====== Dataset content ======

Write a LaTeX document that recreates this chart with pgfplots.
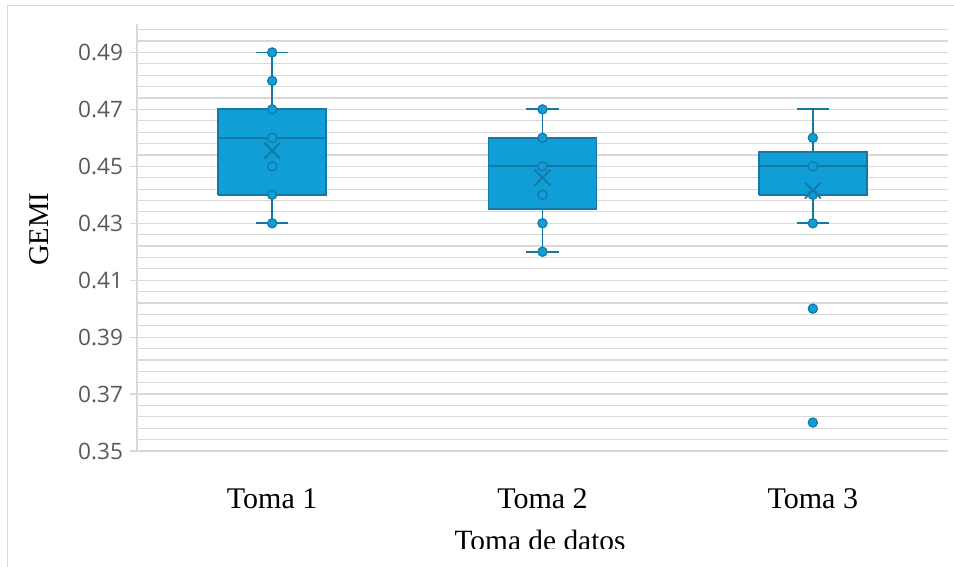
\documentclass[border=0pt]{standalone}
\usepackage{pgfplots}
\pgfplotsset{compat=1.18}
\usepackage{fontspec}
\setmainfont{Liberation Serif}
\newfontfamily\tickfont{Open Sans}
\definecolor{boxfill}{HTML}{0F9ED5}
\definecolor{boxline}{HTML}{1478A7}
\definecolor{gridc}{HTML}{D9D9D9}
\definecolor{tickc}{HTML}{595959}
\begin{document}
\begin{tikzpicture}
\useasboundingbox (0,0) rectangle (477pt,283.5pt);
\draw[gridc, line width=0.5pt] (3.5pt,-20pt) -- (3.5pt,280.5pt) -- (500pt,280.5pt);
\begin{axis}[
  at={(68.5pt,58pt)}, anchor=south west,
  width=405.5pt, height=213.5pt, scale only axis,
  xmin=0.5, xmax=3.5, ymin=0.35, ymax=0.50,
  xtick={1,2,3}, xticklabels={Toma 1, Toma 2, Toma 3},
  major x tick style={draw=none},
  xticklabel style={font=\fontsize{15}{17}\selectfont, yshift=-12pt},
  ytick={0.35,0.37,0.39,0.41,0.43,0.45,0.47,0.49},
  minor ytick={0.35,0.354,0.358,0.362,0.366,0.370,0.374,0.378,0.382,0.386,0.390,0.394,0.398,0.402,0.406,0.410,0.414,0.418,0.422,0.426,0.430,0.434,0.438,0.442,0.446,0.450,0.454,0.458,0.462,0.466,0.470,0.474,0.478,0.482,0.486,0.490,0.494,0.498},
  yminorgrids,
  minor grid style={gridc, line width=0.6pt},
  minor tick length=0pt,
  tick align=outside, major tick length=3.5pt,
  major y tick style={gridc, line width=0.6pt},
  yticklabel style={font=\tickfont\fontsize{11.3}{13}\selectfont, text=tickc},
  /pgf/number format/assume math mode=true,
  yticklabel={\pgfmathprintnumber[fixed,fixed zerofill,precision=2]{\tick}},
  axis lines*=left,
  axis line style={-, gridc, line width=0.6pt},
  ylabel={GEMI},
  ylabel style={font=\fontsize{14.3}{16}\selectfont, at={(axis description cs:-0.121,0.519)}, anchor=center},
  xlabel={Toma de datos},
  xlabel style={font=\fontsize{14.7}{16}\selectfont, at={(axis description cs:0.497,-0.234)}, anchor=base},
  clip=false,
  unbounded coords=jump,
]
% boxes (quartiles)
\addplot[fill=boxfill, draw=boxline, line width=0.9pt, line join=miter] coordinates {(0.8,0.44) (1.2,0.44) (1.2,0.47) (0.8,0.47) (0.8,0.44)};
\addplot[fill=boxfill, draw=boxline, line width=0.9pt, line join=miter] coordinates {(1.8,0.435) (2.2,0.435) (2.2,0.46) (1.8,0.46) (1.8,0.435)};
\addplot[fill=boxfill, draw=boxline, line width=0.9pt, line join=miter] coordinates {(2.8,0.44) (3.2,0.44) (3.2,0.455) (2.8,0.455) (2.8,0.44)};
% medians
\addplot[draw=boxline, line width=0.9pt] coordinates {(0.8,0.46) (1.2,0.46) (nan,nan) (1.8,0.45) (2.2,0.45) (nan,nan) (2.8,0.45) (3.2,0.45)};
% whiskers
\addplot[draw=boxline, line width=0.9pt] coordinates {
(1,0.47) (1,0.49) (nan,nan) (0.94,0.49) (1.06,0.49) (nan,nan)
(1,0.44) (1,0.43) (nan,nan) (0.94,0.43) (1.06,0.43) (nan,nan)
(2,0.46) (2,0.47) (nan,nan) (1.94,0.47) (2.06,0.47) (nan,nan)
(2,0.435) (2,0.42) (nan,nan) (1.94,0.42) (2.06,0.42) (nan,nan)
(3,0.455) (3,0.47) (nan,nan) (2.94,0.47) (3.06,0.47) (nan,nan)
(3,0.44) (3,0.43) (nan,nan) (2.94,0.43) (3.06,0.43)
};
% data points
\addplot[only marks, mark=*, mark size=2.3pt, mark options={fill=boxfill, draw=boxline, line width=0.6pt}] coordinates {
(1,0.49) (1,0.48) (1,0.47) (1,0.46) (1,0.45) (1,0.44) (1,0.43)
(2,0.47) (2,0.46) (2,0.45) (2,0.44) (2,0.43) (2,0.42)
(3,0.46) (3,0.45) (3,0.44) (3,0.43) (3,0.40) (3,0.36)
};
% means
\addplot[only marks, mark=x, mark size=5.6pt, mark options={draw=boxline, line width=0.9pt}] coordinates {
(1,0.4555) (2,0.446) (3,0.4415)
};
\end{axis}
\fill[white] (5pt,-5pt) rectangle (490pt,9pt);
\end{tikzpicture}
\end{document}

======

> _Exercise task_: Omit every picture, then repeat the remaining data exactly as it appears above.

> _Exercise response_:
Write a LaTeX document that recreates this chart with pgfplots.
\documentclass[border=0pt]{standalone}
\usepackage{pgfplots}
\pgfplotsset{compat=1.18}
\usepackage{fontspec}
\setmainfont{Liberation Serif}
\newfontfamily\tickfont{Open Sans}
\definecolor{boxfill}{HTML}{0F9ED5}
\definecolor{boxline}{HTML}{1478A7}
\definecolor{gridc}{HTML}{D9D9D9}
\definecolor{tickc}{HTML}{595959}
\begin{document}
\begin{tikzpicture}
\useasboundingbox (0,0) rectangle (477pt,283.5pt);
\draw[gridc, line width=0.5pt] (3.5pt,-20pt) -- (3.5pt,280.5pt) -- (500pt,280.5pt);
\begin{axis}[
  at={(68.5pt,58pt)}, anchor=south west,
  width=405.5pt, height=213.5pt, scale only axis,
  xmin=0.5, xmax=3.5, ymin=0.35, ymax=0.50,
  xtick={1,2,3}, xticklabels={Toma 1, Toma 2, Toma 3},
  major x tick style={draw=none},
  xticklabel style={font=\fontsize{15}{17}\selectfont, yshift=-12pt},
  ytick={0.35,0.37,0.39,0.41,0.43,0.45,0.47,0.49},
  minor ytick={0.35,0.354,0.358,0.362,0.366,0.370,0.374,0.378,0.382,0.386,0.390,0.394,0.398,0.402,0.406,0.410,0.414,0.418,0.422,0.426,0.430,0.434,0.438,0.442,0.446,0.450,0.454,0.458,0.462,0.466,0.470,0.474,0.478,0.482,0.486,0.490,0.494,0.498},
  yminorgrids,
  minor grid style={gridc, line width=0.6pt},
  minor tick length=0pt,
  tick align=outside, major tick length=3.5pt,
  major y tick style={gridc, line width=0.6pt},
  yticklabel style={font=\tickfont\fontsize{11.3}{13}\selectfont, text=tickc},
  /pgf/number format/assume math mode=true,
  yticklabel={\pgfmathprintnumber[fixed,fixed zerofill,precision=2]{\tick}},
  axis lines*=left,
  axis line style={-, gridc, line width=0.6pt},
  ylabel={GEMI},
  ylabel style={font=\fontsize{14.3}{16}\selectfont, at={(axis description cs:-0.121,0.519)}, anchor=center},
  xlabel={Toma de datos},
  xlabel style={font=\fontsize{14.7}{16}\selectfont, at={(axis description cs:0.497,-0.234)}, anchor=base},
  clip=false,
  unbounded coords=jump,
]
% boxes (quartiles)
\addplot[fill=boxfill, draw=boxline, line width=0.9pt, line join=miter] coordinates {(0.8,0.44) (1.2,0.44) (1.2,0.47) (0.8,0.47) (0.8,0.44)};
\addplot[fill=boxfill, draw=boxline, line width=0.9pt, line join=miter] coordinates {(1.8,0.435) (2.2,0.435) (2.2,0.46) (1.8,0.46) (1.8,0.435)};
\addplot[fill=boxfill, draw=boxline, line width=0.9pt, line join=miter] coordinates {(2.8,0.44) (3.2,0.44) (3.2,0.455) (2.8,0.455) (2.8,0.44)};
% medians
\addplot[draw=boxline, line width=0.9pt] coordinates {(0.8,0.46) (1.2,0.46) (nan,nan) (1.8,0.45) (2.2,0.45) (nan,nan) (2.8,0.45) (3.2,0.45)};
% whiskers
\addplot[draw=boxline, line width=0.9pt] coordinates {
(1,0.47) (1,0.49) (nan,nan) (0.94,0.49) (1.06,0.49) (nan,nan)
(1,0.44) (1,0.43) (nan,nan) (0.94,0.43) (1.06,0.43) (nan,nan)
(2,0.46) (2,0.47) (nan,nan) (1.94,0.47) (2.06,0.47) (nan,nan)
(2,0.435) (2,0.42) (nan,nan) (1.94,0.42) (2.06,0.42) (nan,nan)
(3,0.455) (3,0.47) (nan,nan) (2.94,0.47) (3.06,0.47) (nan,nan)
(3,0.44) (3,0.43) (nan,nan) (2.94,0.43) (3.06,0.43)
};
% data points
\addplot[only marks, mark=*, mark size=2.3pt, mark options={fill=boxfill, draw=boxline, line width=0.6pt}] coordinates {
(1,0.49) (1,0.48) (1,0.47) (1,0.46) (1,0.45) (1,0.44) (1,0.43)
(2,0.47) (2,0.46) (2,0.45) (2,0.44) (2,0.43) (2,0.42)
(3,0.46) (3,0.45) (3,0.44) (3,0.43) (3,0.40) (3,0.36)
};
% means
\addplot[only marks, mark=x, mark size=5.6pt, mark options={draw=boxline, line width=0.9pt}] coordinates {
(1,0.4555) (2,0.446) (3,0.4415)
};
\end{axis}
\fill[white] (5pt,-5pt) rectangle (490pt,9pt);
\end{tikzpicture}
\end{document}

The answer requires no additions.